Much as expected, and indeed as I suggested in yesterday’s post on gold, the precious metal has finally managed to find some bullish momentum, following the 11th hour agreement in the USA, which is now once again open for business. For how much longer, no one knows, and like all good soap operas, the story line is set to run and run. And much as before, the issue has simply been kicked into the long grass again.
Nevertheless, for gold bugs, some good news at last, with December gold futures surging higher on the day, to currently trade at $1321.30 per ounce at time of writing, with gains largely driven by US dollar weakness. Is the inverse correlation back in play once again? No doubt we will see over the next few weeks. The USD has fallen sharply, breaking through the 80.00 region and now testing the platform of support in the 79.70 area. All good news for gold, with this plunge lower, mirrored with a wide spread up candle for the precious metal, and excellent intra day trading opportunities as a result.

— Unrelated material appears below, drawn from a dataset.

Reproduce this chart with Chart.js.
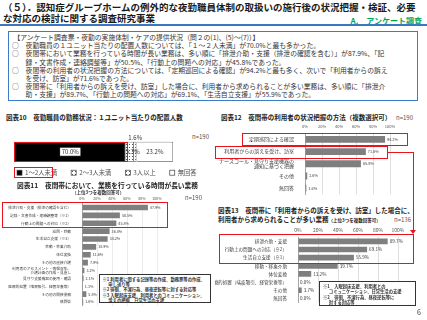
<!DOCTYPE html>
<html lang="ja">
<head>
<meta charset="utf-8">
<script src="https://cdn.jsdelivr.net/npm/chart.js@4.4.1/dist/chart.umd.min.js"></script>
<style>
  body { margin: 0; width: 427px; height: 320px; position: relative; overflow: hidden; background: #fff;
         font-family: "Noto Sans CJK JP", sans-serif; color: #222; }
  .t { position: absolute; white-space: pre; line-height: 1; transform: translateY(-50%); }
  .b { font-weight: bold; }
  canvas { position: absolute; }
  .red { position: absolute; border: 1.2px solid #e8141c; box-sizing: border-box; }
  .note { position: absolute; border: 0.8px solid #333; background: #fff; box-sizing: border-box;
          white-space: pre; font-weight: bold; color: #333; overflow: hidden; }
</style>
</head>
<body>

<div class="t b" style="left:3px;top:8px;font-size:9.5px;color:#1a1a1a">（５）．認知症グループホームの例外的な夜勤職員体制の取扱いの施行後の状況把握・検証、必要</div>
<div class="t b" style="left:3px;top:18.5px;font-size:9.5px;color:#1a1a1a">な対応の検討に関する調査研究事業</div>
<div class="t b" style="right:5px;top:21px;font-size:8px;color:#00a650">A.　アンケート調査</div>
<div style="position:absolute;left:0;top:24px;width:427px;height:1.5px;background:#3a78c2"></div>

<div style="position:absolute;left:8px;top:31px;width:410px;height:70px;border:1.5px solid #3a7cc6;box-sizing:border-box"></div>
<div id="summary" style="position:absolute;left:12px;top:33px;font-size:6.8px;line-height:8.2px;white-space:pre;color:#333"></div>

<div class="t b" style="left:6px;top:117px;font-size:6.5px">図表10　夜勤職員の勤務状況：１ユニット当たりの配置人数</div>
<div class="t" style="left:192px;top:137px;font-size:6px;color:#555">n=190</div>
<canvas id="c10" width="213" height="62" style="left:0;top:120px"></canvas>

<div class="t b" style="left:17px;top:185px;font-size:6.7px">図表11　夜間帯において、業務を行っている時間が長い業務</div>
<div class="t b" style="left:72px;top:192px;font-size:4.5px;color:#333">（上位3つを複数回答可）</div>
<div class="t" style="left:185px;top:197.5px;font-size:6px;color:#555">n=190</div>
<canvas id="c11" width="213" height="118" style="left:0;top:193px"></canvas>

<div class="t b" style="left:221px;top:117px;font-size:6.5px">図表12　夜間帯の利用者の状況把握の方法（複数選択可）</div>
<div class="t" style="left:396px;top:117.5px;font-size:6px;color:#555">n=190</div>
<canvas id="c12" width="212" height="80" style="left:215px;top:120px"></canvas>

<div class="t b" style="left:218px;top:210px;font-size:6.5px">図表13　夜間帯に「利用者からの訴えを受け、訪室」した場合に、</div>
<div class="t b" style="left:218px;top:219px;font-size:6.5px">利用者から求められることが多い業務<span style="font-size:4.5px">（上位3つを複数回答可）</span></div>
<div class="t" style="left:394px;top:219.5px;font-size:6px;color:#555">n=136</div>
<canvas id="c13" width="212" height="84" style="left:215px;top:224px"></canvas>

<!-- red highlight boxes -->
<div class="red" style="left:14px;top:141.5px;width:114px;height:20.5px"></div>
<div class="red" style="left:14px;top:167px;width:39px;height:11px"></div>
<div class="red" style="left:2px;top:202px;width:166px;height:26px"></div>
<div class="red" style="left:242px;top:133px;width:166px;height:13px"></div>
<div class="red" style="left:215px;top:146px;width:173px;height:13px"></div>
<div class="red" style="left:219px;top:234px;width:195px;height:30px"></div>
<div style="position:absolute;left:388px;top:152px;width:26px;height:1.2px;background:#e8141c"></div>
<div style="position:absolute;left:412.8px;top:152px;width:1.2px;height:78px;background:#e8141c"></div>
<div style="position:absolute;left:410.4px;top:229.5px;width:0;height:0;border-left:3px solid transparent;border-right:3px solid transparent;border-top:4.5px solid #e8141c"></div>

<div class="note" style="left:99px;top:274px;width:112px;height:29px;padding:2px 0 0 2.5px;font-size:4.3px;line-height:5.2px">※1 利用者に関する記録等の作成、勤務票等の作成、
      申し送り等
※2 徘徊、不潔行為、昼夜逆転等に対する対応等
※3 入眠起床支援、利用者とのコミュニケーション、
      訴えの把握、日常生活の支援</div>
<div class="note" style="left:319px;top:281px;width:97px;height:25px;padding:2px 0 0 3px;font-size:4.3px;line-height:5.4px">※1　入眠起床支援、利用者との
      コミュニケーション、日常生活の支援
※2　徘徊、不潔行為、昼夜逆転等に
      対する対応等</div>

<div class="t" style="left:417px;top:312px;font-size:7px;color:#333">6</div>

<script>
// summary text of the survey
const summaryLines = [
  ' 【アンケート調査票・夜勤の実施体制・ケアの提供状況（問２の(1)、(5)～(7)）】',
  '○　夜勤職員の１ユニット当たりの配置人数については、「１～２人未満」が70.0%と最も多かった。',
  '○　夜間帯において業務を行っている時間が長い業務は、多い順に「排泄介助・支援（排泄の確認を含む）」が87.9%、「記',
  '　　録・文書作成・連絡調整等」が50.5%、「行動上の問題への対応」が45.8%であった。',
  '○　夜間帯の利用者の状況把握の方法については、「定期巡回による確認」が94.2%と最も多く、次いで「利用者からの訴え',
  '　　を受け、訪室」が71.6%であった。',
  '○　夜間帯に「利用者からの訴えを受け、訪室」した場合に、利用者から求められることが多い業務は、多い順に「排泄介',
  '　　助・支援」が89.7%、「行動上の問題への対応」が69.1%、「生活自立支援」が55.9%であった。'
];
document.getElementById('summary').textContent = summaryLines.join('\n');

// 図表10
const staffLabels = ['1～2人未満', '2～3人未満', '3人以上', '無回答'];
const staffValues = [70.0, 5.3, 1.6, 23.2];

// 図表11
const taskLabels = [
  '排泄介助・支援（排泄の確認を含む）',
  '記録・文書作成・連絡調整等（※1）',
  '行動上の問題への対応（※2）',
  '巡回・移動',
  '生活自立支援（※3）',
  '移動・移乗介助',
  '体位変換',
  'その他の直接介護',
  ['利用者のアセスメント・情報収集、', '介護計画の作成・見直し'],
  '見守り支援機器の使用・確認',
  '医療的処置（喀痰吸引、経管栄養等）',
  'その他の間接業務',
  '無回答'
];
const taskValues = [87.9, 50.5, 45.8, 36.8, 34.2, 18.9, 11.6, 7.9, 3.2, 2.1, 1.1, 5.8, 1.6];

// 図表12
const checkLabels = ['定期巡回による確認', '利用者からの訴えを受け、訪室', ['ナースコール・見守り支援機器の', '通知に基づく把握'], 'その他', '無回答'];
const checkValues = [94.2, 71.6, 65.8, 2.6, 1.6];

// 図表13
const requestLabels = ['排泄介助・支援', '行動上の問題への対応（※2）', '生活自立支援（※1）', '移動・移乗介助', '体位変換', '医療的処置（喀痰吸引、経管栄養等）', 'その他', '無回答'];
const requestValues = [89.7, 69.1, 55.9, 39.7, 13.2, 0.0, 3.7, 0.0];

const FONT = '"Noto Sans CJK JP", sans-serif';
Chart.defaults.font.family = FONT;

// percentage next to every bar
const valueLabels = {
  id: 'valueLabels',
  afterDatasetsDraw(chart, args, opts) {
    const ctx = chart.ctx;
    const meta = chart.getDatasetMeta(0);
    ctx.save();
    ctx.font = opts.size + 'px ' + FONT;
    ctx.fillStyle = '#404040';
    ctx.textBaseline = 'middle';
    meta.data.forEach((bar, i) => {
      const v = chart.data.datasets[0].data[i];
      ctx.fillText(v.toFixed(1) + '%', bar.x + opts.gap, bar.y);
    });
    ctx.restore();
  }
};

function hbar(id, labels, values, o) {
  return new Chart(document.getElementById(id), {
    type: 'bar',
    data: { labels: labels, datasets: [{ data: values, backgroundColor: '#7f7f7f', barPercentage: o.bar, categoryPercentage: 1 }] },
    options: {
      indexAxis: 'y', responsive: false, animation: false,
      layout: { padding: { left: 0, right: o.right, top: 0, bottom: 0 } },
      plugins: { legend: { display: false }, tooltip: { enabled: false }, valueLabels: { size: o.val, gap: 2 } },
      scales: {
        x: {
          position: 'top', min: 0, max: 100,
          ticks: { stepSize: 20, callback: v => v + '%', font: { size: o.tick }, color: '#595959', padding: o.tickPad, maxRotation: 0 },
          grid: { color: o.grid, drawTicks: false },
          border: { display: false },
          afterFit: s => { s.height = o.axisH; }
        },
        y: {
          ticks: { font: { size: o.label, lineHeight: 1.1 }, color: '#404040', padding: 3, autoSkip: false },
          grid: { display: false },
          border: { color: '#a6a6a6' },
          afterFit: s => { s.width = o.axisW; }
        }
      }
    },
    plugins: [valueLabels]
  });
}

hbar('c11', taskLabels, taskValues, { right: 56, axisW: 82, axisH: 10.6, bar: 0.72, tick: 3.6, tickPad: 3, label: 3.7, val: 3.7, grid: '#ececec' });
hbar('c12', checkLabels, checkValues, { right: 37, axisW: 90, axisH: 13.3, bar: 0.56, tick: 4, tickPad: 4, label: 5, val: 3.8, grid: '#dedede' });
hbar('c13', requestLabels, requestValues, { right: 29, axisW: 83, axisH: 13.3, bar: 0.7, tick: 5, tickPad: 4, label: 4.6, val: 4.6, grid: '#dedede' });

// 図表10: 100% stacked bar
function dots() {
  const p = document.createElement('canvas');
  p.width = 3; p.height = 3;
  const c = p.getContext('2d');
  c.fillStyle = '#fff'; c.fillRect(0, 0, 3, 3);
  c.fillStyle = '#555'; c.fillRect(0, 0, 1, 1);
  return c.createPattern(p, 'repeat');
}
const staffColors = ['#000000', dots(), dots(), '#ffffff'];

const stackLabels = {
  id: 'stackLabels',
  afterDatasetsDraw(chart) {
    const ctx = chart.ctx;
    ctx.save();
    ctx.font = '6px ' + FONT;
    ctx.textAlign = 'center';
    ctx.textBaseline = 'middle';
    chart.data.datasets.forEach((ds, i) => {
      const el = chart.getDatasetMeta(i).data[0];
      const txt = ds.data[0].toFixed(1) + '%';
      const cx = (el.base + el.x) / 2;
      let cy = el.y;
      if (i === 0) {
        const w = ctx.measureText(txt).width + 4;
        ctx.fillStyle = '#fff';
        ctx.fillRect(cx - w / 2, cy - 4.5, w, 9);
        ctx.strokeStyle = '#000';
        ctx.lineWidth = 0.8;
        ctx.strokeRect(cx - w / 2, cy - 4.5, w, 9);
      }
      if (i === 2) cy = el.y - el.height / 2 - 3.5;
      ctx.fillStyle = '#333';
      ctx.fillText(txt, cx + (i === 1 ? 3 : 0), cy);
    });
    ctx.restore();
  }
};

const stackLegend = {
  id: 'stackLegend',
  afterDraw(chart) {
    const ctx = chart.ctx;
    const y = chart.chartArea.bottom + 1.3;
    let x = 17;
    ctx.save();
    ctx.font = '6.3px ' + FONT;
    ctx.textBaseline = 'middle';
    chart.data.datasets.forEach(ds => {
      ctx.fillStyle = ds.backgroundColor;
      ctx.fillRect(x, y - 2.5, 5, 5);
      ctx.strokeStyle = '#404040';
      ctx.lineWidth = 0.7;
      ctx.strokeRect(x, y - 2.5, 5, 5);
      ctx.fillStyle = '#555';
      ctx.fillText(ds.label, x + 8, y);
      x += 8 + ctx.measureText(ds.label).width + 14;
    });
    ctx.restore();
  }
};

new Chart(document.getElementById('c10'), {
  type: 'bar',
  data: {
    labels: [''],
    datasets: staffLabels.map((l, i) => ({
      label: l, data: [staffValues[i]], backgroundColor: staffColors[i],
      borderColor: '#404040', borderWidth: 0.8, barPercentage: 0.51, categoryPercentage: 1
    }))
  },
  options: {
    indexAxis: 'y', responsive: false, animation: false,
    layout: { padding: { left: 15, right: 40, top: 0, bottom: 10.6 } },
    plugins: { legend: { display: false }, tooltip: { enabled: false } },
    scales: {
      x: {
        stacked: true, position: 'top', min: 0, max: 100,
        ticks: { stepSize: 20, callback: v => v + '%', font: { size: 6 }, color: '#595959', padding: 2, maxRotation: 0 },
        grid: { display: false }, border: { display: false },
        afterFit: s => { s.height = 12; }
      },
      y: { stacked: true, display: false }
    }
  },
  plugins: [stackLabels, stackLegend]
});
</script>
</body>
</html>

More importantly, the support platform in the $1280 per ounce region, as denoted with the dotted yellow line, held firm, averting the prospect of a deep move lower, for the time being! In the longer term, the outlook for gold remains bearish, and the key for any further progress higher, is now the sustained area of price congestion ahead, and clearly shown on the volume at price histogram. Volume as always holds the key, and if today’s current positive sentiment is to continue, then buyers will need to be out in force, if this is not to be yet another false dawn. And remember, one swallow, does not a summer make!